Filho de mãe eslovena, Handke sempre foi defensor da posição sérvia nas guerras da desaparecida Iugoslávia e viajou para Belgrado em 1999 para mostrar sua solidariedade quando o país estava sendo bombardeado pela OTAN para que parasse a limpeza étnica no Kosovo. Ele deixou sua opinião clara em livros como Uma Viagem de Inverno ao Danúbio, Save, Moravia e Drina ou Justice for Serbia (1995) e Apêndice de verão a uma Viagem de Inverno (1996). Criticou duramente o Tribunal de Haia por crimes na Iugoslávia: em um ensaio, o descreveu como ilegítimo e considerou a acusação de Milosevic um erro.
“Não tenho nada a mudar”, prosseguiu. “Todo dia eu gostaria de mudar. Mas minha natureza é minha natureza. É a natureza de um escritor, não de um jornalista. Meu sentimento mais profundo é o sentimento épico, como Cervantes, como Homero, como Tolstói. Este é meu mundo. E escritores austríacos como Adalbert Stifter, Heimito von Doderer, Ivo Andric.”
Também mencionou a influência da Espanha, país onde passou temporadas e é cenário de alguns de seus livros. Cita Juan da Cruz, Teresa de Ávila, Cervantes. “Também as paisagens, sobretudo”, acrescenta. “Eu gosto da Castela: mil metros sobre o mar, e está vazio. Mas gostar não é a palavra. Sinto apego.”

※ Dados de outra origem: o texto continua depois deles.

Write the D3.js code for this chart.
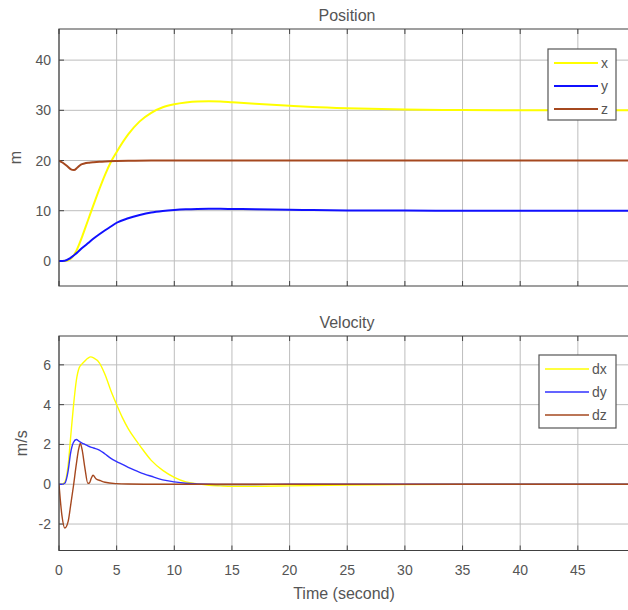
<!DOCTYPE html>
<html>
<head>
<meta charset="utf-8">
<script src="https://cdn.jsdelivr.net/npm/d3@7"></script>
<style>
  body { margin: 0; background: #fff; }
  text { font-family: "Liberation Sans", Arial, Helvetica, sans-serif; fill: #555; }
</style>
</head>
<body>
<div id="chart"></div>
<script>
// position data (m)
const timePos = [0, 0.5, 1, 1.5, 2, 2.5, 3, 3.5, 4, 4.5, 5, 6, 7, 8, 9, 10, 11, 12, 13, 14, 15, 17, 20, 22, 25, 30, 35, 40, 45, 50];
const posX = [0, 0, 0.4, 2.0, 4.8, 8.0, 11.2, 14.3, 17.2, 19.7, 21.7, 25.2, 27.8, 29.5, 30.6, 31.2, 31.55, 31.75, 31.8, 31.75, 31.6, 31.3, 30.9, 30.65, 30.4, 30.15, 30.05, 30, 30, 30];
const posY = [0, 0.05, 0.6, 1.5, 2.55, 3.5, 4.45, 5.3, 6.1, 6.85, 7.6, 8.5, 9.15, 9.65, 9.95, 10.15, 10.28, 10.35, 10.38, 10.38, 10.35, 10.28, 10.18, 10.12, 10.06, 10.02, 10, 10, 10, 10];
const timeZ = [0, 0.3, 0.7, 1.0, 1.3, 1.6, 1.9, 2.2, 2.6, 3, 3.5, 4, 5, 6, 8, 50];
const posZ = [20, 19.6, 18.9, 18.3, 18.1, 18.6, 19.2, 19.4, 19.55, 19.65, 19.75, 19.82, 19.9, 19.95, 20, 20];

// velocity data (m/s)
const timeVel = [0, 0.25, 0.5, 0.8, 1.0, 1.25, 1.5, 1.75, 2.0, 2.25, 2.5, 2.75, 3, 3.5, 4, 4.5, 5, 5.5, 6, 6.5, 7, 8, 9, 10, 11, 12, 13, 14, 15, 17, 20, 25, 30, 35, 50];
const velX = [0, 0, 0.1, 1.0, 2.3, 3.9, 5.2, 5.85, 6.05, 6.2, 6.33, 6.4, 6.35, 6.1, 5.5, 4.7, 4.0, 3.35, 2.8, 2.35, 1.95, 1.2, 0.7, 0.35, 0.12, 0.02, -0.05, -0.08, -0.1, -0.1, -0.08, -0.04, -0.02, 0, 0];
const velY = [0, 0, 0.05, 0.7, 1.55, 2.1, 2.25, 2.15, 2.07, 2.0, 1.93, 1.87, 1.82, 1.72, 1.52, 1.3, 1.14, 1.0, 0.85, 0.72, 0.6, 0.4, 0.22, 0.12, 0.05, 0.02, 0, -0.01, -0.01, -0.01, 0, 0, 0, 0, 0];
const timeDz = [0, 0.25, 0.5, 0.8, 1.0, 1.25, 1.5, 1.7, 1.85, 2.0, 2.25, 2.5, 2.62, 2.8, 2.95, 3.2, 3.6, 4, 5, 6, 8, 50];
const velZ = [0, -1.55, -2.2, -1.85, -1.1, -0.1, 1.0, 1.75, 2.05, 1.75, 0.8, 0.05, 0.05, 0.3, 0.45, 0.28, 0.18, 0.1, 0.03, 0.01, 0, 0];

const xTicks = [0, 5, 10, 15, 20, 25, 30, 35, 40, 45, 50];
const posTicks = [0, 10, 20, 30, 40];
const velTicks = [-2, 0, 2, 4, 6];

const colors = { x: '#ffff00', y: '#1010ff', z: '#a5481f' };

const width = 628;
const height = 610;

const svg = d3.select('#chart').append('svg')
  .attr('width', width)
  .attr('height', height);

const xScale = d3.scaleLinear()
  .domain([0, 50])
  .range([59, 635.5]);

function drawPanel(opts) {
  const y = d3.scaleLinear()
    .domain(opts.domain)
    .range([opts.bottom, opts.top]);

  const g = svg.append('g');

  const clipId = 'clip-' + opts.id;
  svg.append('clipPath').attr('id', clipId)
    .append('rect')
    .attr('x', 59).attr('y', opts.top)
    .attr('width', 635.5 - 59).attr('height', opts.bottom - opts.top);

  // grid
  g.selectAll('.vgrid').data(xTicks).join('line')
    .attr('x1', d => xScale(d)).attr('x2', d => xScale(d))
    .attr('y1', opts.top).attr('y2', opts.bottom)
    .attr('stroke', '#bdbdbd').attr('stroke-width', 1);
  g.selectAll('.hgrid').data(opts.ticks).join('line')
    .attr('x1', 59).attr('x2', 635.5)
    .attr('y1', d => y(d)).attr('y2', d => y(d))
    .attr('stroke', '#bdbdbd').attr('stroke-width', 1);

  // inward ticks
  g.selectAll('.xtickb').data(xTicks).join('line')
    .attr('x1', d => xScale(d)).attr('x2', d => xScale(d))
    .attr('y1', opts.bottom).attr('y2', opts.bottom - 5)
    .attr('stroke', '#444');
  g.selectAll('.xtickt').data(xTicks).join('line')
    .attr('x1', d => xScale(d)).attr('x2', d => xScale(d))
    .attr('y1', opts.top).attr('y2', opts.top + 5)
    .attr('stroke', '#444');
  g.selectAll('.ytick').data(opts.ticks).join('line')
    .attr('x1', 59).attr('x2', 64)
    .attr('y1', d => y(d)).attr('y2', d => y(d))
    .attr('stroke', '#444');

  // lines
  const lines = g.append('g').attr('clip-path', 'url(#' + clipId + ')');
  opts.series.forEach(s => {
    const pts = s.t.map((t, i) => [t, s.v[i]]);
    lines.append('path')
      .attr('d', d3.line()
        .x(d => xScale(d[0]))
        .y(d => y(d[1]))
        .curve(d3.curveMonotoneX)(pts))
      .attr('fill', 'none')
      .attr('stroke', s.color)
      .attr('stroke-width', opts.lineWidth);
  });

  // box
  g.append('path')
    .attr('d', `M635.5,${opts.top}H59V${opts.bottom}H635.5`)
    .attr('fill', 'none')
    .attr('stroke', '#404040')
    .attr('stroke-width', 1.2);

  // y tick labels
  g.selectAll('.ylab').data(opts.ticks).join('text')
    .attr('x', 51).attr('y', d => y(d) + 5)
    .attr('text-anchor', 'end')
    .attr('font-size', 14)
    .text(d => d);

  // title
  g.append('text')
    .attr('x', 347).attr('y', opts.top - 8)
    .attr('text-anchor', 'middle')
    .attr('font-size', 16)
    .text(opts.title);

  // y label
  g.append('text')
    .attr('transform', `translate(${opts.ylabelX},${(opts.top + opts.bottom) / 2}) rotate(-90)`)
    .attr('text-anchor', 'middle')
    .attr('font-size', 16)
    .text(opts.ylabel);

  // legend
  const lg = g.append('g');
  lg.append('rect')
    .attr('x', opts.legend.x).attr('y', opts.legend.y)
    .attr('width', opts.legend.w).attr('height', opts.legend.h)
    .attr('fill', '#fff').attr('stroke', '#555').attr('stroke-width', 1.2);
  opts.series.forEach((s, i) => {
    const ly = opts.legend.y + 14 + i * 23;
    lg.append('line')
      .attr('x1', opts.legend.x + 6).attr('x2', opts.legend.x + 50)
      .attr('y1', ly).attr('y2', ly)
      .attr('stroke', s.color).attr('stroke-width', opts.lineWidth);
    lg.append('text')
      .attr('x', opts.legend.x + 53).attr('y', ly + 5)
      .attr('font-size', 14)
      .text(s.name);
  });

  return y;
}

drawPanel({
  id: 'pos',
  top: 29, bottom: 286,
  domain: [-5, 46.2],
  ticks: posTicks,
  title: 'Position',
  ylabel: 'm',
  ylabelX: 21,
  lineWidth: 2,
  legend: { x: 548, y: 49, w: 68, h: 71 },
  series: [
    { name: 'x', t: timePos, v: posX, color: colors.x },
    { name: 'y', t: timePos, v: posY, color: colors.y },
    { name: 'z', t: timeZ, v: posZ, color: colors.z }
  ]
});

drawPanel({
  id: 'vel',
  top: 336, bottom: 550.5,
  domain: [-3.33, 7.45],
  ticks: velTicks,
  title: 'Velocity',
  ylabel: 'm/s',
  ylabelX: 27,
  lineWidth: 1.4,
  legend: { x: 539, y: 355, w: 77, h: 73 },
  series: [
    { name: 'dx', t: timeVel, v: velX, color: colors.x },
    { name: 'dy', t: timeVel, v: velY, color: '#3030ff' },
    { name: 'dz', t: timeDz, v: velZ, color: colors.z }
  ]
});

// x tick labels and x label
svg.selectAll('.xlab').data(xTicks.filter(d => d < 50)).join('text')
  .attr('x', d => xScale(d)).attr('y', 575)
  .attr('text-anchor', 'middle')
  .attr('font-size', 14)
  .text(d => d);

svg.append('text')
  .attr('x', 344).attr('y', 599)
  .attr('text-anchor', 'middle')
  .attr('font-size', 16)
  .text('Time (second)');
</script>
</body>
</html>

Há alguns anos, Handke declarou que “é preciso suprimir [o Nobel]”. “É uma falsa canonização”, disse. Hoje, com um toque de humor, matiza. “Agora corrigiram isso. Talvez continuem pelo bom caminho. Não tenho nada a criticar”, disse. E, mais sério, explicou: “Quando critiquei o prêmio Nobel, não falava como autor, e sim como leitor. Minha existência consiste em ler. Sinto-me em meu lugar quando começo a ler, a decifrar, a encontrar as palavras”. Cada manhã dedica um momento a ler alguns versos de Píndaro e outros autores em grego antigo. “É bom para a cabeça e para o coração, para a saúde”, comenta.

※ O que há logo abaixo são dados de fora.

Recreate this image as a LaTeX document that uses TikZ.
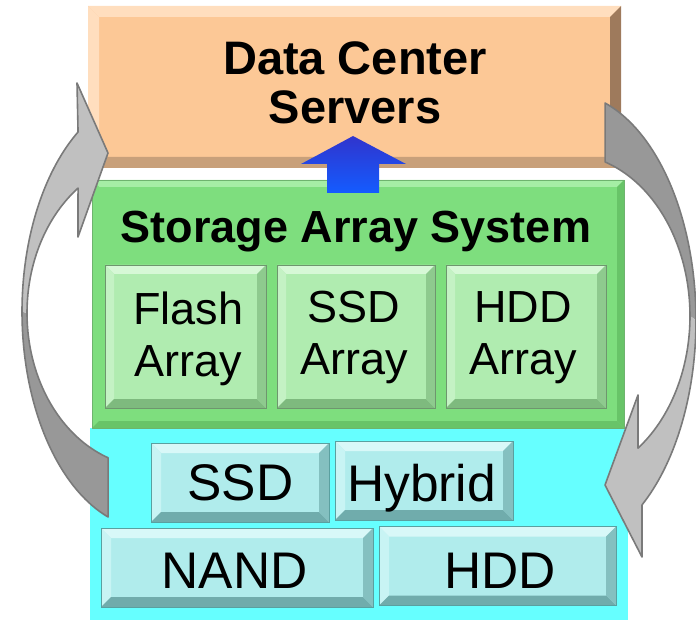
\documentclass[tikz,border=0pt]{standalone}
\usepackage{fontspec}
\setmainfont{Liberation Sans}
\usetikzlibrary{arrows.meta}
\definecolor{srvface}{RGB}{252,200,150}
\definecolor{srvlight}{RGB}{255,222,190}
\definecolor{srvbot}{RGB}{200,160,122}
\definecolor{srvright}{RGB}{158,122,92}
\definecolor{stoface}{RGB}{126,222,126}
\definecolor{stolight}{RGB}{165,238,165}
\definecolor{stodark}{RGB}{104,196,104}
\definecolor{stoline}{RGB}{110,180,110}
\definecolor{arrface}{RGB}{176,236,176}
\definecolor{arrlight}{RGB}{214,248,214}
\definecolor{arrleft}{RGB}{196,242,196}
\definecolor{arrbot}{RGB}{126,186,126}
\definecolor{arrright}{RGB}{142,202,142}
\definecolor{arrline}{RGB}{110,150,110}
\definecolor{cyanbg}{RGB}{102,255,255}
\definecolor{devface}{RGB}{176,236,236}
\definecolor{devlight}{RGB}{216,248,248}
\definecolor{devleft}{RGB}{200,244,244}
\definecolor{devbot}{RGB}{112,172,172}
\definecolor{devright}{RGB}{132,192,192}
\definecolor{devline}{RGB}{90,160,160}
\definecolor{flowlo}{RGB}{20,92,255}
\definecolor{flowhi}{RGB}{48,52,205}
\definecolor{loopfront}{RGB}{192,192,192}
\definecolor{loopback}{RGB}{152,152,152}
\definecolor{loopline}{RGB}{122,122,122}
\newcommand{\bevel}[6]{%
\fill[#3] (#1.north west) -- (#1.north east) -- ([shift={(-#2,#2)}]#1.north east) -- ([shift={(#2,#2)}]#1.north west) -- cycle;
\fill[#4] (#1.north west) -- ([shift={(#2,#2)}]#1.north west) -- ([shift={(#2,-#2)}]#1.south west) -- (#1.south west) -- cycle;
\fill[#5] (#1.south west) -- ([shift={(#2,-#2)}]#1.south west) -- ([shift={(-#2,-#2)}]#1.south east) -- (#1.south east) -- cycle;
\fill[#6] (#1.north east) -- (#1.south east) -- ([shift={(-#2,-#2)}]#1.south east) -- ([shift={(-#2,#2)}]#1.north east) -- cycle;}
\tikzset{
  box/.style={rectangle, inner sep=0pt, outer sep=0pt},
  arraybox/.style={box, fill=arrface, minimum height=143pt},
  devbox/.style={box, fill=devface, minimum height=79pt},
  lbl/.style={inner sep=0pt, align=center},
  loop/.style={draw=loopline, line width=1.6pt, line join=round}
}

\begin{document}
\begin{tikzpicture}[x=1pt,y=-1pt]
\useasboundingbox (0,0) rectangle (696,620);
\node[box, fill=cyanbg, minimum width=538pt, minimum height=192pt] (devices) at (359,524) {};
\node[box, fill=srvface, minimum width=533pt, minimum height=162pt] (servers) at (354.5,87) {};
\bevel{servers}{11}{srvlight}{srvlight}{srvbot}{srvright}
\node[box, fill=stoface, minimum width=532pt, minimum height=248pt] (storage) at (358,304) {};
\bevel{storage}{7}{stolight}{stoface}{stodark}{stodark}
\draw[stoline] (storage.north west) rectangle (storage.south east);
\node[arraybox, minimum width=161pt] (flash) at (185.5,336.5) {};
\node[arraybox, minimum width=158pt] (ssdarr) at (356,336.5) {};
\node[arraybox, minimum width=160pt] (hddarr) at (526,336.5) {};
\foreach \b in {flash,ssdarr,hddarr}{
  \bevel{\b}{9}{arrlight}{arrleft}{arrbot}{arrright}
  \draw[arrline] (\b.north west) rectangle (\b.south east);
}
\node[devbox, minimum width=178pt] (ssd) at (240,482.5) {};
\node[devbox, minimum width=178pt] (hybrid) at (424,480.5) {};
\node[devbox, minimum width=272pt] (nand) at (237,567.5) {};
\node[devbox, minimum width=237pt] (hdd) at (497.5,566) {};
\foreach \b in {ssd,hybrid,nand,hdd}{
  \bevel{\b}{10}{devlight}{devleft}{devbot}{devright}
  \draw[devline] (\b.north west) rectangle (\b.south east);
}
\node[lbl, anchor=north, font=\fontsize{47}{49}\selectfont\bfseries] (srvtxt) at (355,41.5) {Data Center\\Servers};
\node[lbl, anchor=base, font=\fontsize{45}{52}\selectfont\bfseries] (stotxt) at (356,243) {Storage Array System};
\node[lbl, anchor=north, font=\fontsize{45}{52}\selectfont] (flashtxt) at (188.5,291.5) {Flash\\Array};
\node[lbl, anchor=north, font=\fontsize{45}{52}\selectfont] (ssdarrtxt) at (354,291) {SSD\\Array};
\node[lbl, anchor=north, font=\fontsize{45}{52}\selectfont] (hddarrtxt) at (523,291.5) {HDD\\Array};
\node[lbl, anchor=base, font=\fontsize{51.5}{56}\selectfont] (ssdtxt) at (240.5,500) {SSD};
\node[lbl, anchor=base, font=\fontsize{51.5}{56}\selectfont] (hybridtxt) at (421.5,501.5) {Hybrid};
\node[lbl, anchor=base, font=\fontsize{51.5}{56}\selectfont] (nandtxt) at (234.5,588) {NAND};
\node[lbl, anchor=base, font=\fontsize{51.5}{56}\selectfont] (hddtxt) at (500,588) {HDD};
\shade[bottom color=flowlo, top color=flowhi] (327,193) -- (327,164) -- (301,164) -- (353,136) -- (406,164) -- (379,164) -- (379,193) -- cycle;
\fill[loopback] plot[domain=109.1:180, samples=40] ({150+128*cos(\x)},{311.7+217.3*sin(\x)})
   -- plot[domain=180:109.9, samples=40] ({150+123*cos(\x)},{313+154*sin(\x)}) -- cycle;
\fill[loopfront] plot[domain=180:235.8, samples=40] ({150+128*cos(\x)},{311.7+217.3*sin(\x)})
   -- (77,83) -- (108,153) -- (78,237)
   -- plot[domain=234.2:180, samples=40] ({150+123*cos(\x)},{313+154*sin(\x)}) -- cycle;
\draw[loop] plot[domain=109.1:235.8, samples=80] ({150+128*cos(\x)},{311.7+217.3*sin(\x)})
   -- (77,83) -- (108,153) -- (78,237)
   -- plot[domain=234.2:109.9, samples=80] ({150+123*cos(\x)},{313+154*sin(\x)}) -- cycle;
\fill[loopback] plot[domain=-72.5:0, samples=40] ({566+130*cos(\x)},{320.2+227.7*sin(\x)})
   -- plot[domain=0:-71.6, samples=40] ({566+124*cos(\x)},{316+162.3*sin(\x)}) -- cycle;
\fill[loopfront] plot[domain=0:54.2, samples=40] ({566+130*cos(\x)},{320.2+227.7*sin(\x)})
   -- (642,557) -- (605,485) -- (638,395)
   -- plot[domain=54.5:0, samples=40] ({566+124*cos(\x)},{316+162.3*sin(\x)}) -- cycle;
\draw[loop] plot[domain=-72.5:54.2, samples=80] ({566+130*cos(\x)},{320.2+227.7*sin(\x)})
   -- (642,557) -- (605,485) -- (638,395)
   -- plot[domain=54.5:-71.6, samples=80] ({566+124*cos(\x)},{316+162.3*sin(\x)}) -- cycle;
\end{tikzpicture}
\end{document}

Outra pergunta incômoda. Em que gastará o dinheiro? “Ah, mas que perguntas… Não muito sutis. Quando era jovem escutava uma canção de Ray Davies, dos Kinks, com uma frase de que eu gostava de muito: ‘Tem muita coisa na minha cabeça’. Agora, não me pergunte sobre o dinheiro…”

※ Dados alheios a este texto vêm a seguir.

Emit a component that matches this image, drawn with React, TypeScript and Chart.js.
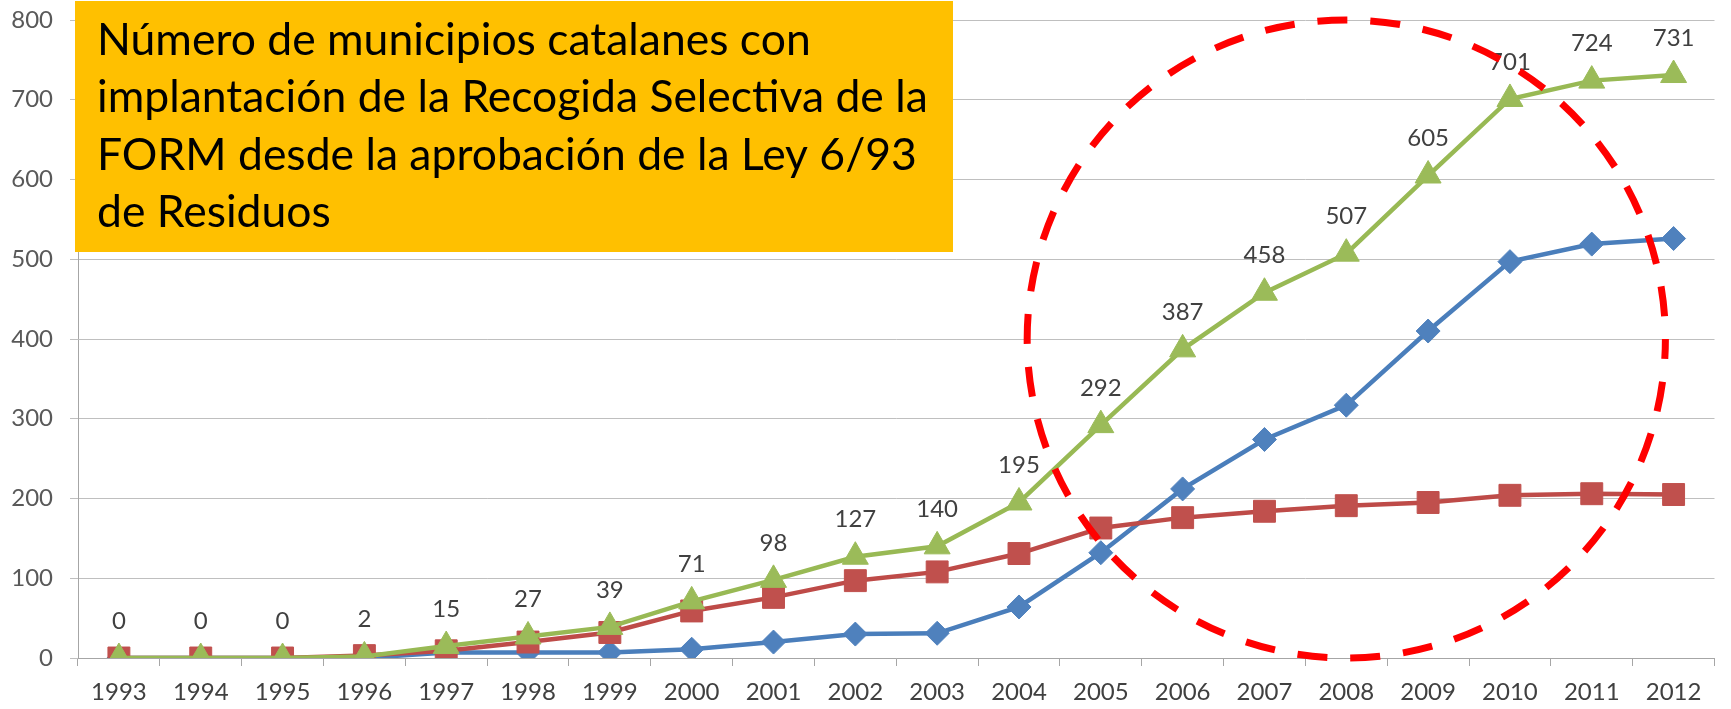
import React, { useEffect, useRef } from "react";
import { Chart, registerables } from "chart.js";

Chart.register(...registerables);

// ---- data ----
const years = [
  "1993", "1994", "1995", "1996", "1997", "1998", "1999", "2000", "2001", "2002",
  "2003", "2004", "2005", "2006", "2007", "2008", "2009", "2010", "2011", "2012",
];
const serieAzul = [0, 0, 0, 0, 7, 7, 7, 11, 20, 30, 31, 64, 132, 212, 274, 317, 410, 497, 519, 526];
const serieRoja = [0, 0, 0, 3, 9, 20, 32, 59, 76, 97, 108, 131, 163, 176, 184, 191, 195, 204, 206, 205];
const serieVerde = [0, 0, 0, 2, 15, 27, 39, 71, 98, 127, 140, 195, 292, 387, 458, 507, 605, 701, 724, 731];
const yMin = 0;
const yMax = 800;
const yStep = 100;
const titleLines = [
  "Número de municipios catalanes con",
  "implantación de la Recogida Selectiva de la",
  "FORM desde la aprobación de la Ley 6/93",
  "de Residuos",
];
// highlighted region (dashed ellipse) in data units
const highlightCenterYear = "2008";
const highlightCenterValue = 400;
const highlightRadiusCategories = 3.9;
const highlightRadiusValue = 400;

const FONT = "Lato, 'Open Sans', sans-serif";

const dataLabelPlugin = {
  id: "dataLabels",
  afterDatasetsDraw(chart: any) {
    const ctx = chart.ctx;
    const idx = chart.data.datasets.findIndex((d: any) => d.showLabels);
    if (idx < 0) return;
    const meta = chart.getDatasetMeta(idx);
    const values = chart.data.datasets[idx].data;
    ctx.save();
    ctx.font = `24px ${FONT}`;
    ctx.fillStyle = "#404040";
    ctx.textAlign = "center";
    ctx.textBaseline = "middle";
    meta.data.forEach((el: any, i: number) => {
      ctx.fillText(String(values[i]), el.x, el.y - 37);
    });
    ctx.restore();
  },
};

const overlayPlugin = {
  id: "overlay",
  afterDraw(chart: any) {
    const ctx = chart.ctx;
    const xs = chart.scales.x;
    const ys = chart.scales.y;
    ctx.save();
    // title box
    const boxL = 75, boxT = 1, boxR = 953, boxB = 252;
    ctx.fillStyle = "#FFC000";
    ctx.fillRect(boxL, boxT, boxR - boxL, boxB - boxT);
    ctx.font = `46px ${FONT}`;
    const w = ctx.measureText(titleLines[1]).width;
    const size = (46 * 831) / w;
    ctx.font = `${size}px ${FONT}`;
    ctx.fillStyle = "#000000";
    ctx.textAlign = "left";
    ctx.textBaseline = "alphabetic";
    const baselines = [55, 112, 170, 227];
    titleLines.forEach((line, i) => ctx.fillText(line, 97, baselines[i]));

    // dashed ellipse
    const ci = years.indexOf(highlightCenterYear);
    const cx = xs.getPixelForValue(ci);
    const catW = xs.getPixelForValue(1) - xs.getPixelForValue(0);
    const rx = highlightRadiusCategories * catW;
    const cy = ys.getPixelForValue(highlightCenterValue);
    const ry = Math.abs(ys.getPixelForValue(highlightCenterValue - highlightRadiusValue) - cy);
    ctx.beginPath();
    ctx.ellipse(cx, cy, rx, ry, 0, 0, Math.PI * 2);
    ctx.strokeStyle = "#FF0000";
    ctx.lineWidth = 7;
    ctx.setLineDash([30, 23]);
    ctx.lineDashOffset = 10;
    ctx.stroke();
    ctx.restore();
  },
};

export default function App() {
  const canvasRef = useRef<HTMLCanvasElement | null>(null);

  useEffect(() => {
    if (!canvasRef.current) return;
    const chart = new Chart(canvasRef.current, {
      type: "line",
      data: {
        labels: years,
        datasets: [
          {
            label: "Serie 1",
            data: serieAzul,
            borderColor: "#4A7EBB",
            backgroundColor: "#4F81BD",
            pointBackgroundColor: "#4F81BD",
            pointBorderColor: "#4F81BD",
            pointStyle: "rectRot",
            pointRadius: 12,
            pointBorderWidth: 1,
            borderWidth: 4.5,
            tension: 0,
            order: 2,
          },
          {
            label: "Serie 2",
            data: serieRoja,
            borderColor: "#BE4B48",
            backgroundColor: "#C0504D",
            pointBackgroundColor: "#C0504D",
            pointBorderColor: "#C0504D",
            pointStyle: "rect",
            pointRadius: 15.5,
            pointBorderWidth: 1,
            borderWidth: 4.5,
            tension: 0,
            order: 1,
          },
          {
            label: "Total",
            data: serieVerde,
            borderColor: "#98B954",
            backgroundColor: "#9BBB59",
            pointBackgroundColor: "#9BBB59",
            pointBorderColor: "#9BBB59",
            pointStyle: "triangle",
            pointRadius: 15,
            pointBorderWidth: 1,
            borderWidth: 4.5,
            tension: 0,
            order: 0,
            showLabels: true,
          } as any,
        ],
      },
      options: {
        animation: false,
        responsive: true,
        maintainAspectRatio: false,
        events: [],
        layout: { padding: { top: 20, right: 2, bottom: 0, left: 0 } },
        plugins: {
          legend: { display: false },
          tooltip: { enabled: false },
          title: { display: false },
        },
        scales: {
          x: {
            offset: true,
            grid: {
              offset: true,
              drawOnChartArea: false,
              drawTicks: true,
              tickLength: 8,
              color: "#A6A6A6",
              lineWidth: 1,
            },
            border: { display: true, color: "#A6A6A6", width: 1 },
            ticks: {
              color: "#404040",
              font: { family: FONT, size: 24 },
              padding: 12,
              maxRotation: 0,
              autoSkip: false,
            },
            afterFit: (s: any) => {
              s.height = 51;
              s.paddingLeft = 0;
              s.paddingRight = 0;
            },
          },
          y: {
            min: yMin,
            max: yMax,
            ticks: {
              stepSize: yStep,
              color: "#595959",
              font: { family: FONT, size: 24 },
              padding: 17,
            },
            grid: { color: "#BFBFBF", lineWidth: 1, tickLength: 8, drawTicks: true },
            border: { display: true, color: "#A6A6A6", width: 1 },
            afterFit: (s: any) => {
              s.width = 78;
              s.paddingTop = 0;
              s.paddingBottom = 0;
            },
          },
        },
      },
      plugins: [dataLabelPlugin, overlayPlugin],
    });
    return () => chart.destroy();
  }, []);

  return (
    <div style={{ position: "fixed", left: 0, top: 0, width: "1731px", height: "709px", background: "#fff" }}>
      <canvas ref={canvasRef} />
    </div>
  );
}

E depois do Nobel? “É preciso continuar como se nada tivesse acontecido. É um de meus temas na vida: fazer de conta que nada aconteceu. Como disse Ibsen, ainda há muitas flechas no arco para disparar. Mas não quero dizer isso, porque Ibsen morreu depois de dizê-lo. Tenho vontade de continuar. Ainda tenho coisas pra contar, para rimar, para imaginar”.